§ Exercise data:
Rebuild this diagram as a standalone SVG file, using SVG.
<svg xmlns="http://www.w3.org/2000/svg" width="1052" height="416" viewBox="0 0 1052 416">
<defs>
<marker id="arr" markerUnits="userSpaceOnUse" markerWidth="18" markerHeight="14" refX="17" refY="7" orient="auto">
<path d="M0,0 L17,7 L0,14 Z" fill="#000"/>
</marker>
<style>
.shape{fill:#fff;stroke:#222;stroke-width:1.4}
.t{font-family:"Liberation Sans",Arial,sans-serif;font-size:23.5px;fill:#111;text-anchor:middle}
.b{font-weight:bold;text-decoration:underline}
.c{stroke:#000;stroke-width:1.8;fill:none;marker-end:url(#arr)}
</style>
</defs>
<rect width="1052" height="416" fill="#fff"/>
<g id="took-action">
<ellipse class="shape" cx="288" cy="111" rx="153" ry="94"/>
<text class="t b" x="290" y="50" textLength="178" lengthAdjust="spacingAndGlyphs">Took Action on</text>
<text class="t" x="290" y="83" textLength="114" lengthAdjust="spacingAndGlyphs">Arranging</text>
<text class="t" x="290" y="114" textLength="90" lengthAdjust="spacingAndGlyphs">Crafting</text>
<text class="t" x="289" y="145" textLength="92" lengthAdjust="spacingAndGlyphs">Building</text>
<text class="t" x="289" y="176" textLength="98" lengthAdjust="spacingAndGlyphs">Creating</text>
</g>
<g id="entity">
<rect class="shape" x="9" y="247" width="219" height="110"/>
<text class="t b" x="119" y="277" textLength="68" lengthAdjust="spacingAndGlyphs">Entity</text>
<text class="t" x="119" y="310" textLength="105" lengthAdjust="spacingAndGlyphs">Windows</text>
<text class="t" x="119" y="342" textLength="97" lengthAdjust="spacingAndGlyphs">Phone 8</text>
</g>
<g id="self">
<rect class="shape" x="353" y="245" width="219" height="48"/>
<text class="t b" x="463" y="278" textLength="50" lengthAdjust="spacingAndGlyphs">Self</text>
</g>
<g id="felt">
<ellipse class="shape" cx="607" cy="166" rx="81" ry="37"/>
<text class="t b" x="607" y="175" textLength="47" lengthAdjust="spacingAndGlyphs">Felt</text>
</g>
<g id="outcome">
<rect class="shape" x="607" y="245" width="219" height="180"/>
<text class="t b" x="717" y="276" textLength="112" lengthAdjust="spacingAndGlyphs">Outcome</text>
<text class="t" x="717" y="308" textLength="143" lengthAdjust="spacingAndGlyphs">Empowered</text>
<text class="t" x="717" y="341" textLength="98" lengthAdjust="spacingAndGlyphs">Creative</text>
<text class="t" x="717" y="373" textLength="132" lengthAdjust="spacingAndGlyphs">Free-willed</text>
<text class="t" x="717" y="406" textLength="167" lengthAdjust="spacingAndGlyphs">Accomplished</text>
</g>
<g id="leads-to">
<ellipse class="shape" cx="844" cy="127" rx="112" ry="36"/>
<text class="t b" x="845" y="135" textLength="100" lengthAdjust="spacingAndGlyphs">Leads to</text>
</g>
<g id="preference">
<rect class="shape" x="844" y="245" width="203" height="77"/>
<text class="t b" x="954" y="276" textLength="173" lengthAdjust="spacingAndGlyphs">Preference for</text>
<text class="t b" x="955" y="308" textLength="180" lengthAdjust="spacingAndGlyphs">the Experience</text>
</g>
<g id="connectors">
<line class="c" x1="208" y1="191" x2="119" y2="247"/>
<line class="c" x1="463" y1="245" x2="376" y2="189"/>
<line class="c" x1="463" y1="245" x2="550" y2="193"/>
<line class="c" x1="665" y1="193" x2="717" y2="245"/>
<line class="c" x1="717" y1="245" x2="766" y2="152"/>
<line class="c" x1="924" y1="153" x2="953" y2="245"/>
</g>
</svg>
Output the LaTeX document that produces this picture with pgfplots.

§ What the exercise asks:
Quote all the records. Keep every word exact.

§ Result of this exercise:
Rebuild this diagram as a standalone SVG file, using SVG.
<svg xmlns="http://www.w3.org/2000/svg" width="1052" height="416" viewBox="0 0 1052 416">
<defs>
<marker id="arr" markerUnits="userSpaceOnUse" markerWidth="18" markerHeight="14" refX="17" refY="7" orient="auto">
<path d="M0,0 L17,7 L0,14 Z" fill="#000"/>
</marker>
<style>
.shape{fill:#fff;stroke:#222;stroke-width:1.4}
.t{font-family:"Liberation Sans",Arial,sans-serif;font-size:23.5px;fill:#111;text-anchor:middle}
.b{font-weight:bold;text-decoration:underline}
.c{stroke:#000;stroke-width:1.8;fill:none;marker-end:url(#arr)}
</style>
</defs>
<rect width="1052" height="416" fill="#fff"/>
<g id="took-action">
<ellipse class="shape" cx="288" cy="111" rx="153" ry="94"/>
<text class="t b" x="290" y="50" textLength="178" lengthAdjust="spacingAndGlyphs">Took Action on</text>
<text class="t" x="290" y="83" textLength="114" lengthAdjust="spacingAndGlyphs">Arranging</text>
<text class="t" x="290" y="114" textLength="90" lengthAdjust="spacingAndGlyphs">Crafting</text>
<text class="t" x="289" y="145" textLength="92" lengthAdjust="spacingAndGlyphs">Building</text>
<text class="t" x="289" y="176" textLength="98" lengthAdjust="spacingAndGlyphs">Creating</text>
</g>
<g id="entity">
<rect class="shape" x="9" y="247" width="219" height="110"/>
<text class="t b" x="119" y="277" textLength="68" lengthAdjust="spacingAndGlyphs">Entity</text>
<text class="t" x="119" y="310" textLength="105" lengthAdjust="spacingAndGlyphs">Windows</text>
<text class="t" x="119" y="342" textLength="97" lengthAdjust="spacingAndGlyphs">Phone 8</text>
</g>
<g id="self">
<rect class="shape" x="353" y="245" width="219" height="48"/>
<text class="t b" x="463" y="278" textLength="50" lengthAdjust="spacingAndGlyphs">Self</text>
</g>
<g id="felt">
<ellipse class="shape" cx="607" cy="166" rx="81" ry="37"/>
<text class="t b" x="607" y="175" textLength="47" lengthAdjust="spacingAndGlyphs">Felt</text>
</g>
<g id="outcome">
<rect class="shape" x="607" y="245" width="219" height="180"/>
<text class="t b" x="717" y="276" textLength="112" lengthAdjust="spacingAndGlyphs">Outcome</text>
<text class="t" x="717" y="308" textLength="143" lengthAdjust="spacingAndGlyphs">Empowered</text>
<text class="t" x="717" y="341" textLength="98" lengthAdjust="spacingAndGlyphs">Creative</text>
<text class="t" x="717" y="373" textLength="132" lengthAdjust="spacingAndGlyphs">Free-willed</text>
<text class="t" x="717" y="406" textLength="167" lengthAdjust="spacingAndGlyphs">Accomplished</text>
</g>
<g id="leads-to">
<ellipse class="shape" cx="844" cy="127" rx="112" ry="36"/>
<text class="t b" x="845" y="135" textLength="100" lengthAdjust="spacingAndGlyphs">Leads to</text>
</g>
<g id="preference">
<rect class="shape" x="844" y="245" width="203" height="77"/>
<text class="t b" x="954" y="276" textLength="173" lengthAdjust="spacingAndGlyphs">Preference for</text>
<text class="t b" x="955" y="308" textLength="180" lengthAdjust="spacingAndGlyphs">the Experience</text>
</g>
<g id="connectors">
<line class="c" x1="208" y1="191" x2="119" y2="247"/>
<line class="c" x1="463" y1="245" x2="376" y2="189"/>
<line class="c" x1="463" y1="245" x2="550" y2="193"/>
<line class="c" x1="665" y1="193" x2="717" y2="245"/>
<line class="c" x1="717" y1="245" x2="766" y2="152"/>
<line class="c" x1="924" y1="153" x2="953" y2="245"/>
</g>
</svg>
Output the LaTeX document that produces this picture with pgfplots.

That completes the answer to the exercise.